Internet Marketers: Take a typography lesson.

I’ve become something of a internet/information marketing connoisseur as of late, ever since I started becoming interested in Fabienne Fredrickson’s Client Attraction. And there really is some great stuff out there to learn about marketing as it applies to small businesses. But here’s the thing. Why do so many of these sites have to be so—I don’t want to hurt anyone’s feeling but I just have to say it—why do they have to be so ugly? And why do they have to be so LONG?

I just learned from a colleague, Jeff Marden (Marden Consulting), that there’s a trend of how users scan pages when deciding whether they’re going to read them or if they’re going to bounce right back out of them. The traditional scanning shape is an F: their eyes go across the top of the page, from left to right, then scroll vertically from top to bottom, and then scan the middle of the page: again, from left to right. The newer trend, Marden told me, is to look at the scroll page immediately after scanning the top, header area of the page. If your page has a huge scroll on it, they usually leave right away without reading it all.

And the typography… I’m not even sure where to start. Why all the centering?

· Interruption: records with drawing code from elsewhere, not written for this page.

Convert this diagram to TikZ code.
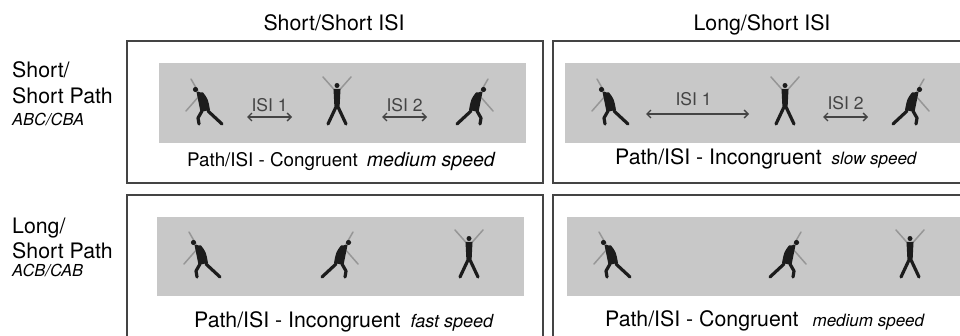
\documentclass[tikz,border=0pt]{standalone}
\usepackage{fontspec}
\setmainfont{texgyreheros}[
    Extension=.otf,
    UprightFont=*-regular,
    ItalicFont=*-italic,
    BoldFont=*-bold,
    BoldItalicFont=*-bolditalic]
\usetikzlibrary{arrows.meta}
\definecolor{frameCol}{RGB}{68,68,68}
\definecolor{stripCol}{RGB}{200,200,200}
\definecolor{armCol}{RGB}{150,150,150}
\definecolor{bodyCol}{RGB}{28,28,28}
\newcommand{\fsz}[1]{\fontsize{#1}{#1}\selectfont}
\tikzset{
    panel/.style={draw=frameCol, line width=2pt},
    strip/.style={fill=stripCol},
    limb/.style={armCol, line width=1.5pt, line cap=round},
    leg/.style={bodyCol, line width=3.2pt, line cap=round, line join=round},
    body/.style={fill=bodyCol},
    isi/.style={frameCol, line width=1.3pt,
        {Straight Barb[length=4pt, width=8pt]}-{Straight Barb[length=4pt, width=8pt]}},
    isilabel/.style={anchor=base, inner sep=0pt},
    txt/.style={anchor=base west, inner sep=0pt},
    % side bend, leaning left (mirror it with xscale=-1)
    pics/lean/.style={code={
        \draw[limb] (-5,-32) -- (-13,-46);
        \draw[limb] (-4,-30) -- (-18,-14);
        \fill[body] (-7.5,-33) -- (-1,-32.5) .. controls (4,-26) .. (6,-15) -- (-3.5,-13) -- cycle;
        \fill[body] (-8.5,-35.5) circle (2.6);
        \draw[leg] (-2,-14) -- (-6,-7) -- (-5,-1);
        \draw[leg] (4,-14) -- (18,-1);
    }},
    % arms up, legs apart
    pics/star/.style={code={
        \draw[limb] (-2.5,-35) -- (-14,-48);
        \draw[limb] (2.5,-35) -- (14,-48);
        \fill[body] (-3.5,-36) -- (3.5,-36) -- (2.5,-16) -- (-2.5,-16) -- cycle;
        \fill[body] (0,-39.5) circle (2.5);
        \draw[leg] (-1.5,-17) -- (-9,-1);
        \draw[leg] (1.5,-17) -- (9,-1);
    }}
}

\begin{document}
\begin{tikzpicture}[x=1pt, y=-1pt]

    % Configuration
    \def\topfeet{125}   % feet line, upper row
    \def\botfeet{278}   % feet line, lower row

    \useasboundingbox (0,0) rectangle (960,336);
    \clip (0,0) rectangle (960,336);

    % 1. Panels and grey strips
    \draw[panel] (126.7,41) rectangle (543,183);
    \draw[panel] (553,41) rectangle (975,183);
    \draw[panel] (126.7,195) rectangle (543,350);
    \draw[panel] (553,195) rectangle (975,350);

    \fill[strip] (159,63) rectangle (526,143);
    \fill[strip] (565,63) rectangle (975,143);
    \fill[strip] (157,217) rectangle (524,296);
    \fill[strip] (567,217) rectangle (975,296);

    % 2. Column and row headings
    \node[anchor=base, inner sep=0pt] (colShort) at (334,31) {\fsz{21.3}Short/Short ISI};
    \node[anchor=base, inner sep=0pt] (colLong) at (762,31) {\fsz{21.3}Long/Short ISI};

    \node[txt] (rowShortA) at (12,78) {\fsz{21.3}Short/};
    \node[txt] (rowShortB) at (12,104) {\fsz{21.3}Short Path};
    \node[txt] (rowShortC) at (12,125.5) {\fsz{16.5}\itshape ABC/CBA};
    \node[txt] (rowLongA) at (12,234) {\fsz{21.3}Long/};
    \node[txt] (rowLongB) at (12,259) {\fsz{21.3}Short Path};
    \node[txt] (rowLongC) at (12,277) {\fsz{16.5}\itshape ACB/CAB};

    % 3. Figures
    \pic (tlA) at (204,\topfeet) {lean};
    \pic (tlB) at (337,\topfeet) {star};
    \pic[xscale=-1] (tlC) at (475,\topfeet) {lean};

    \pic (trA) at (610,\topfeet) {lean};
    \pic (trB) at (785,\topfeet) {star};
    \pic[xscale=-1] (trC) at (911,\topfeet) {lean};

    \pic (blA) at (202,\botfeet) {lean};
    \pic[xscale=-1] (blC) at (340,\botfeet) {lean};
    \pic (blB) at (469,\botfeet) {star};

    \pic (brA) at (612,\botfeet) {lean};
    \pic[xscale=-1] (brC) at (788,\botfeet) {lean};
    \pic (brB) at (910,\botfeet) {star};

    % 4. ISI intervals
    \coordinate (tl1s) at (247,117);
    \coordinate (tl1e) at (292,117);
    \coordinate (tl2s) at (382,117);
    \coordinate (tl2e) at (427,117);
    \coordinate (tr1s) at (646,114);
    \coordinate (tr1e) at (749,114);
    \coordinate (tr2s) at (823,117);
    \coordinate (tr2e) at (868,117);

    \draw[isi] (tl1s) -- (tl1e) node[midway, isilabel, yshift=5pt] (tlIsiA) {\fsz{17.5}ISI 1};
    \draw[isi] (tl2s) -- (tl2e) node[midway, isilabel, yshift=5pt] (tlIsiB) {\fsz{17.5}ISI 2};
    \draw[isi] (tr1s) -- (tr1e) node[midway, isilabel, yshift=8pt, xshift=-4pt] (trIsiA) {\fsz{17.5}ISI 1};
    \draw[isi] (tr2s) -- (tr2e) node[midway, isilabel, yshift=7pt] (trIsiB) {\fsz{17.5}ISI 2};

    % 5. Captions
    \node[txt] (capTL) at (187,167)
        {\fsz{18.8}Path/ISI - Congruent\hspace{9pt}{\fsz{19.5}\itshape medium speed}};
    \node[txt] (capTR) at (615,165)
        {\fsz{21.3}Path/ISI - Incongruent\hspace{10pt}{\fsz{17}\itshape slow speed}};
    \node[txt] (capBL) at (194,327)
        {\fsz{21.3}Path/ISI - Incongruent\hspace{10pt}{\fsz{18}\itshape fast speed}};
    \node[txt] (capBR) at (605,326)
        {\fsz{21.3}Path/ISI - Congruent\hspace{14pt}{\fsz{17}\itshape medium speed}};

\end{tikzpicture}
\end{document}
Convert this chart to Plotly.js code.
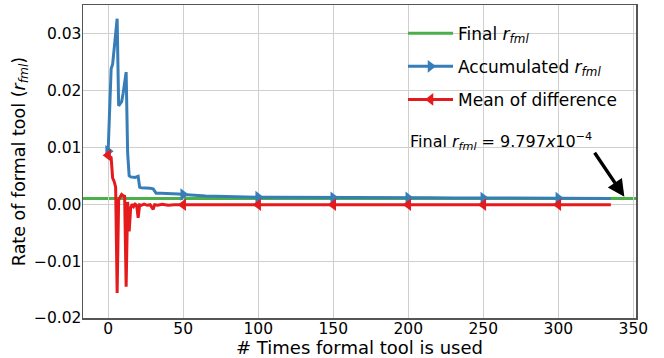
<!DOCTYPE html>
<html>
<head>
<meta charset="utf-8">
<script src="https://cdn.plot.ly/plotly-3.0.1.min.js"></script>
<style>html,body{margin:0;padding:0;background:#fff;}#chart{width:664px;height:358px;}</style>
</head>
<body>
<div id="chart"></div>
<script>
// ---- data ----
const accX = [0, 1, 2, 3, 4, 5, 6, 7, 8, 9, 10, 11, 12, 13, 14, 15, 16, 18, 20, 21, 22, 25, 28, 30, 31, 32, 35, 40, 45, 47, 50, 55, 60, 65, 72, 80, 90, 100, 110, 120, 135, 150, 160, 175, 190, 200, 215, 230, 250, 265, 280, 300, 315, 325, 335];
const accY = [0.0093, 0.0170, 0.0238, 0.0246, 0.0270, 0.0300, 0.0326, 0.0173, 0.0176, 0.0180, 0.0195, 0.0212, 0.0232, 0.0090, 0.0050, 0.0048, 0.0048, 0.0047, 0.0049, 0.0030, 0.0029, 0.0029, 0.0028, 0.0027, 0.0022, 0.0019, 0.0019, 0.0019, 0.0018, 0.0018, 0.0017, 0.0016, 0.0015, 0.00145, 0.0014, 0.00132, 0.00126, 0.00123, 0.00120, 0.00118, 0.00116, 0.00113, 0.00112, 0.00114, 0.00111, 0.00110, 0.00111, 0.00109, 0.00107, 0.00108, 0.00106, 0.00105, 0.00106, 0.00104, 0.00102];

const difX = [0, 1, 2, 3, 4, 5, 6, 7, 8, 9, 10, 11, 12, 13, 14, 15, 16, 17, 18, 19, 20, 21, 22, 24, 26, 28, 30, 31, 33, 36, 40, 44, 50, 60, 75, 100, 125, 150, 175, 200, 225, 250, 275, 300, 320, 335];
const difY = [0.0086, 0.0084, 0.0082, 0.0046, 0.0040, 0.0030, -0.0156, 0.0008, 0.0012, 0.0017, 0.0015, 0.0014, -0.0145, 0.0004, -0.0048, -0.0007, 0.0000, -0.0004, 0.0000, -0.0002, -0.0024, -0.0001, -0.0002, 0.0000, -0.0002, -0.0001, -0.0009, -0.0001, -0.0002, 0.0000, -0.0002, -0.0001, -0.0001, -0.0001, -0.0001, -0.0001, -0.0001, -0.0001, -0.0001, -0.0001, -0.0001, -0.0001, -0.0001, -0.0001, -0.0001, -0.0001];

const finalRate = 9.797e-4;
const markEvery = 50;
const xTicks = [0, 50, 100, 150, 200, 250, 300, 350];
const yTicks = [-0.02, -0.01, 0.00, 0.01, 0.02, 0.03];

const BLUE = '#377eb8', RED = '#e41a1c', GREEN = '#4daf4a';
const FONT = 'DejaVu Sans, Verdana, sans-serif';

function every(xs, ys) {
  const mx = [], my = [];
  xs.forEach((x, i) => { if (x % markEvery === 0) { mx.push(x); my.push(ys[i]); } });
  return {mx, my};
}
const accM = every(accX, accY);
const difM = every(difX, difY);

const rml = '<i>r</i><sub><i>fml</i></sub>';
const LW = 3;
const MS = 11;

const traces = [
  // legend-only entries
  {x: [null], y: [null], mode: 'lines', name: 'Final ' + rml, legendgroup: 'a',
   line: {color: GREEN, width: LW}},
  {x: [null], y: [null], mode: 'lines+markers', name: 'Accumulated ' + rml, legendgroup: 'b',
   line: {color: BLUE, width: LW}, marker: {symbol: 'triangle-right', size: MS, color: BLUE}},
  {x: [null], y: [null], mode: 'lines+markers', name: 'Mean of difference', legendgroup: 'c',
   line: {color: RED, width: LW}, marker: {symbol: 'triangle-left', size: MS, color: RED}},
  // data lines
  {x: accX, y: accY, mode: 'lines', showlegend: false, hoverinfo: 'skip',
   line: {color: BLUE, width: LW}},
  {x: accM.mx, y: accM.my, mode: 'markers', showlegend: false, hoverinfo: 'skip',
   marker: {symbol: 'triangle-right', size: MS, color: BLUE}},
  {x: difX, y: difY, mode: 'lines', showlegend: false, hoverinfo: 'skip',
   line: {color: RED, width: LW}},
  {x: difM.mx, y: difM.my, mode: 'markers', showlegend: false, hoverinfo: 'skip',
   marker: {symbol: 'triangle-left', size: MS, color: RED}}
];

const axisCommon = {
  showgrid: true, gridcolor: '#cfcfcf', gridwidth: 1,
  showline: true, mirror: true, linecolor: '#555', linewidth: 1.5,
  ticks: '', zeroline: false, automargin: false,
  tickfont: {family: FONT, size: 15.5, color: '#000'}
};

const layout = {
  width: 664, height: 358,
  margin: {l: 83, r: 28, t: 5, b: 40},
  paper_bgcolor: '#fff', plot_bgcolor: '#fff',
  font: {family: FONT, color: '#000'},
  showlegend: true,
  legend: {x: 0.5787, y: 0.966, xanchor: 'left', yanchor: 'top', bgcolor: 'rgba(0,0,0,0)',
           itemwidth: 45,
           font: {family: FONT, size: 17, color: '#000'}, traceorder: 'grouped', tracegroupgap: 8},
  xaxis: Object.assign({}, axisCommon, {
    range: [-16.75, 351.75], tickvals: xTicks, ticktext: xTicks.map(String),
    ticklabelstandoff: -4,
    title: {text: '# Times formal tool is used', font: {family: FONT, size: 18, color: '#000'}, standoff: 0}
  }),
  yaxis: Object.assign({}, axisCommon, {
    range: [-0.02, 0.035], tickvals: yTicks, ticktext: yTicks.map(v => v.toFixed(2).replace('-', '\u2212')),
    ticklabelstandoff: -3,
    title: {text: 'Rate of formal tool (' + rml + ')', font: {family: FONT, size: 17.5, color: '#000'}, standoff: 4}
  }),
  shapes: [
    {type: 'line', xref: 'paper', x0: 0, x1: 1, yref: 'y', y0: finalRate, y1: finalRate,
     line: {color: GREEN, width: LW}, layer: 'below'}
  ],
  annotations: [
    {x: 200, y: 0.00865, xref: 'x', yref: 'y', xanchor: 'left', yanchor: 'bottom', showarrow: false,
     text: 'Final ' + rml + ' = 9.797<i>x</i>10<sup>\u22124</sup>', font: {family: FONT, size: 16, color: '#000'}},
    {x: 344, y: 0.0013, xref: 'x', yref: 'y', ax: 323.5, ay: 0.0093, axref: 'x', ayref: 'y',
     text: '', showarrow: true, arrowhead: 2, arrowsize: 1, arrowwidth: 3.4, arrowcolor: '#000'}
  ]
};

Plotly.newPlot('chart', traces, layout, {displayModeBar: false, staticPlot: true});
</script>
</body>
</html>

I find centering annoying and really hard to read. It just screams “amateur.” It doesn’t look good, and it’s not doing anything for your credibility. Get a respectable font. Don’t put everything in the same font, either. Kill Verdana—it just looks so Microsoft. Use two fonts; maybe a serif and a sans-serif. Try Arial or Helvetica for the headers, bump it up nice and big, and try Georgia for the copy. It’s elegant and easy to read.

I’ve long wanted to go on a web-beautifying kick. I love to look at a bad website and take on the mental design challenge of picking out three ways to instantly improve it. I see websites that I know small businesses have paid good money for—probably $3K to $5K—and, quite frankly, they look amateur and dodgy. Do you want credibility? Does your web site scream “professionalism” or “Look what I created last night?” Just because you can do it yourself, can you do it well?